## Goal
Filter the entries and keep only the lines where the string "this" appears.

(Charts and diagrams as code)

━━━

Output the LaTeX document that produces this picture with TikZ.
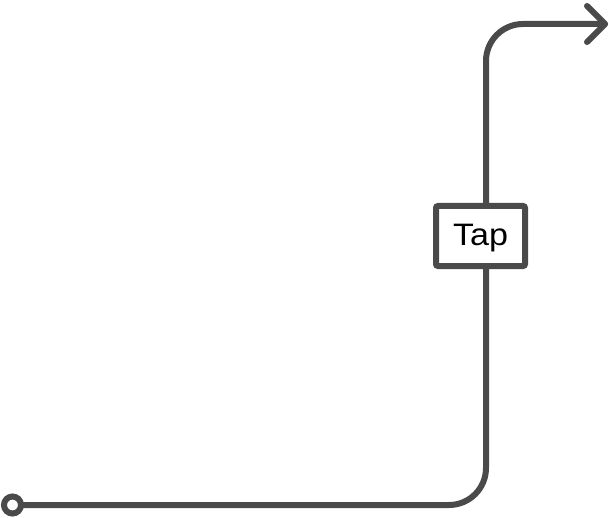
\documentclass[tikz,border=0pt]{standalone}
\usepackage{fontspec}
\setmainfont{Liberation Sans}
\newfontfamily\tapfont[FakeStretch=1.1]{Liberation Sans}
\definecolor{ink}{RGB}{74,74,74}
\begin{document}
\begin{tikzpicture}[x=1pt,y=-1pt]
\tikzset{
  wire/.style={draw=ink,line width=6pt,line cap=round,line join=round},
  tapbox/.style={draw=ink,fill=white,line width=6pt,rounded corners=2pt,minimum width=89pt,minimum height=60pt,inner sep=0pt},
  taptext/.style={font=\tapfont\fontsize{31}{38}\selectfont,text=black,inner sep=0pt,anchor=base},
  startdot/.style={circle,draw=ink,fill=white,line width=6pt,minimum size=17pt,inner sep=0pt}
}
\useasboundingbox (0,0) rectangle (609,518);
\coordinate (c1) at (486,505);
\coordinate (c2) at (486,24);
\coordinate (e) at (605,24);
\coordinate (w1) at (587,6);
\coordinate (w2) at (587,42);
\draw[wire, rounded corners=37pt] (21,505) -- (c1) -- (c2) -- (e);
\node[startdot] (s) at (12.5,505) {};
\node[tapbox] (tap) at (480.5,236) {};
\node[taptext] (taplabel) at (480.5,246) {Tap};
\draw[wire] (w1) -- (e) -- (w2);
\end{tikzpicture}
\end{document}
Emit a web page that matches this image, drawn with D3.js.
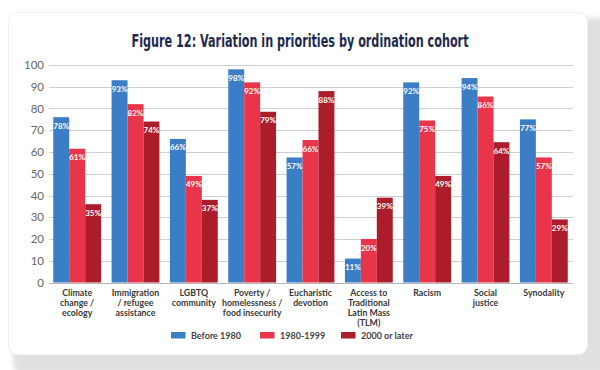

━━━

## Task response
Output the LaTeX document that produces this picture with TikZ.
Emit a web page that matches this image, drawn with D3.js.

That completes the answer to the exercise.